** START OF Dataset extract **
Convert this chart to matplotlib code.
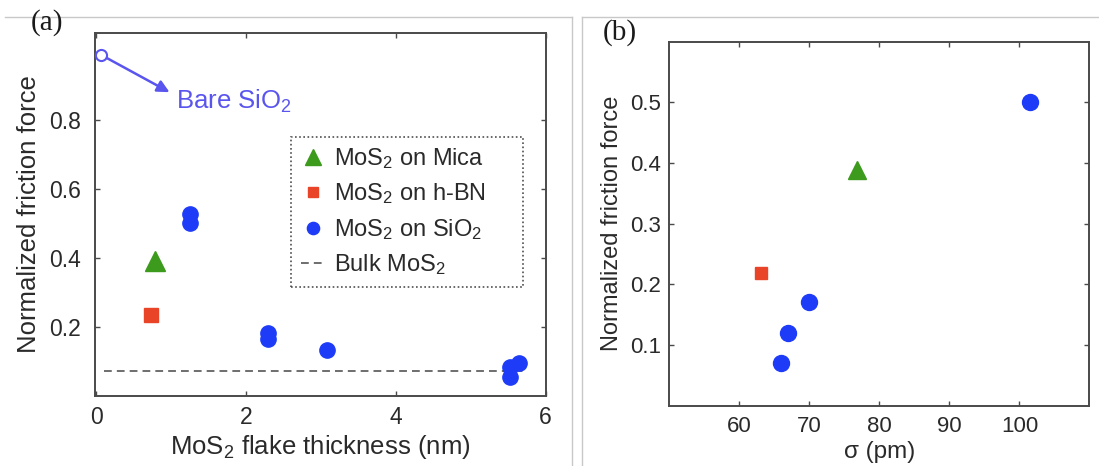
import matplotlib
matplotlib.use("Agg")
import matplotlib.pyplot as plt
from matplotlib.lines import Line2D

plt.rcParams['font.family'] = ['Liberation Sans', 'DejaVu Sans']
plt.rcParams['mathtext.fontset'] = 'custom'
plt.rcParams['mathtext.rm'] = 'Liberation Sans'
plt.rcParams['mathtext.it'] = 'Liberation Sans:italic'

# ---------------- data: panel (a) ----------------
bare_x = [0.06]
bare_y = [0.99]
mica_x = [0.78]
mica_y = [0.39]
hbn_x = [0.73]
hbn_y = [0.234]
sio2_x = [1.25, 1.25, 2.29, 2.29, 3.08, 5.53, 5.53, 5.64]
sio2_y = [0.528, 0.500, 0.181, 0.163, 0.132, 0.055, 0.082, 0.094]
bulk_level = 0.072
bulk_x = [0.1, 5.75]

# ---------------- data: panel (b) ----------------
b_sio2_sigma = [101.5, 70.0, 66.9, 66.0]
b_sio2_force = [0.50, 0.17, 0.12, 0.07]
b_mica_sigma = [76.8]
b_mica_force = [0.389]
b_hbn_sigma = [63.1]
b_hbn_force = [0.219]

xticks_a = [0, 2, 4, 6]
yticks_a = [0.2, 0.4, 0.6, 0.8]
xticks_b = [60, 70, 80, 90, 100]
yticks_b = [0.1, 0.2, 0.3, 0.4, 0.5]

BLUE = '#1e3cf8'
GREEN = '#3c9a1c'
RED = '#ea4428'
PURPLE = '#5a55ee'
SPINE = '#4a4a4a'
TXT = '#2a2a2a'

W, H = 1099, 466
fig = plt.figure(figsize=(W / 100, H / 100), dpi=100)

def px_axes(l, t, r, b):
    return fig.add_axes([l / W, 1 - b / H, (r - l) / W, (b - t) / H])

def style(ax, fs, xpad, ypad):
    for s in ax.spines.values():
        s.set_color(SPINE)
        s.set_linewidth(1.4)
    ax.tick_params(direction='in', top=True, right=True, length=3.5,
                   width=1.0, color=SPINE, labelsize=fs, labelcolor=TXT)
    ax.tick_params(axis='x', pad=xpad)
    ax.tick_params(axis='y', pad=ypad)

SUB2 = '$_\\mathregular{2}$'

# ---------------- panel (a) ----------------
axa = px_axes(95, 33.3, 545.5, 395.5)
style(axa, 16.5, 7.5, 10)
axa.plot(bulk_x, [bulk_level, bulk_level], ls=(0, (4, 2.6)), color='#6e6e6e', lw=1.4,
         label='Bulk MoS' + SUB2, zorder=1)
axa.plot(mica_x, mica_y, ls='none', marker='^', ms=14, color=GREEN, mec=GREEN,
         label='MoS' + SUB2 + ' on Mica', zorder=3)
axa.plot(hbn_x, hbn_y, ls='none', marker='s', ms=9.5, color=RED, mec=RED,
         label='MoS' + SUB2 + ' on h-BN', zorder=3)
axa.plot(sio2_x, sio2_y, ls='none', marker='o', ms=11, color=BLUE, mec=BLUE,
         label='MoS' + SUB2 + ' on SiO' + SUB2, zorder=3)
axa.plot(bare_x, bare_y, ls='none', marker='o', ms=8, mfc='white', mec=PURPLE,
         mew=1.5, zorder=4, clip_on=False)
axa.annotate('', xy=(0.98, 0.881), xytext=(bare_x[0], bare_y[0]),
             arrowprops=dict(arrowstyle='-|>', color=PURPLE, lw=1.8,
                             mutation_scale=18, shrinkA=5, shrinkB=0))
axa.text(1.07, 0.832, 'Bare SiO' + SUB2, color=PURPLE, fontsize=18.5,
         ha='left', va='baseline')
axa.set_xlim(-0.015, 6)
axa.set_ylim(0, 1.052)
axa.set_xticks(xticks_a)
axa.set_xticklabels([str(v) for v in xticks_a])
axa.set_yticks(yticks_a)
axa.set_yticklabels([f'{v:.1f}' for v in yticks_a])
axa.set_xlabel('MoS' + SUB2 + ' flake thickness (nm)', fontsize=18.5,
               color=TXT, labelpad=3)
axa.set_ylabel('Normalized friction force', fontsize=18.5, color=TXT, labelpad=6)

handles, labels = axa.get_legend_handles_labels()
order = [1, 2, 3, 0]
leg = axa.legend([handles[i] for i in order], [labels[i] for i in order],
                 loc='upper left', bbox_to_anchor=(0.436, 0.715, 0.514, 0.0),
                 mode='expand', fontsize=17, frameon=True, fancybox=False,
                 handlelength=1.0, handletextpad=0.4, labelspacing=0.45,
                 borderpad=0.4, borderaxespad=0, markerscale=0.8)
fr = leg.get_frame()
fr.set_edgecolor('#222222')
fr.set_linestyle((0, (1, 1.5)))
fr.set_linewidth(1.2)
for t in leg.get_texts():
    t.set_color(TXT)

# ---------------- panel (b) ----------------
axb = px_axes(669.3, 41.7, 1089.4, 405.5)
style(axb, 16, 7.5, 6)
axb.plot(b_hbn_sigma, b_hbn_force, ls='none', marker='s', ms=9, color=RED, mec=RED)
axb.plot(b_mica_sigma, b_mica_force, ls='none', marker='^', ms=12.5, color=GREEN, mec=GREEN)
axb.plot(b_sio2_sigma, b_sio2_force, ls='none', marker='o', ms=11.5, color=BLUE, mec=BLUE)
axb.set_xlim(50, 110)
axb.set_ylim(0, 0.6)
axb.set_xticks(xticks_b)
axb.set_xticklabels([str(v) for v in xticks_b])
axb.set_yticks(yticks_b)
axb.set_yticklabels([f'{v:.1f}' for v in yticks_b])
axb.set_xlabel('σ (pm)', fontsize=17.5, color=TXT, labelpad=3)
axb.set_ylabel('Normalized friction force', fontsize=17, color=TXT, labelpad=5)

# ---------------- panel labels and frame ----------------
fig.text(31 / W, 1 - 23 / H, '(a)', fontsize=21, family='Liberation Serif',
         ha='left', va='center', color='#1a1a1a')
fig.text(603 / W, 1 - 33 / H, '(b)', fontsize=21, family='Liberation Serif',
         ha='left', va='center', color='#1a1a1a')

def fline(xs, ys):
    fig.add_artist(Line2D([x / W for x in xs], [1 - y / H for y in ys],
                          color='#c8c8c8', lw=1.0, transform=fig.transFigure))

fline([5, 572], [17, 17])
fline([582, 1099], [17, 17])
fline([572, 572], [17, 466])
fline([582, 582], [17, 466])

fig.savefig('out.png', dpi=100, facecolor='white')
** END OF Dataset extract **
## What you are asked to do
Output exactly the span of lines from the top of the listing through the line holding "b_hbn_force = [0.219]", and leave every picture out.

## Response to this exercise
Convert this chart to matplotlib code.
import matplotlib
matplotlib.use("Agg")
import matplotlib.pyplot as plt
from matplotlib.lines import Line2D

plt.rcParams['font.family'] = ['Liberation Sans', 'DejaVu Sans']
plt.rcParams['mathtext.fontset'] = 'custom'
plt.rcParams['mathtext.rm'] = 'Liberation Sans'
plt.rcParams['mathtext.it'] = 'Liberation Sans:italic'

# ---------------- data: panel (a) ----------------
bare_x = [0.06]
bare_y = [0.99]
mica_x = [0.78]
mica_y = [0.39]
hbn_x = [0.73]
hbn_y = [0.234]
sio2_x = [1.25, 1.25, 2.29, 2.29, 3.08, 5.53, 5.53, 5.64]
sio2_y = [0.528, 0.500, 0.181, 0.163, 0.132, 0.055, 0.082, 0.094]
bulk_level = 0.072
bulk_x = [0.1, 5.75]

# ---------------- data: panel (b) ----------------
b_sio2_sigma = [101.5, 70.0, 66.9, 66.0]
b_sio2_force = [0.50, 0.17, 0.12, 0.07]
b_mica_sigma = [76.8]
b_mica_force = [0.389]
b_hbn_sigma = [63.1]
b_hbn_force = [0.219]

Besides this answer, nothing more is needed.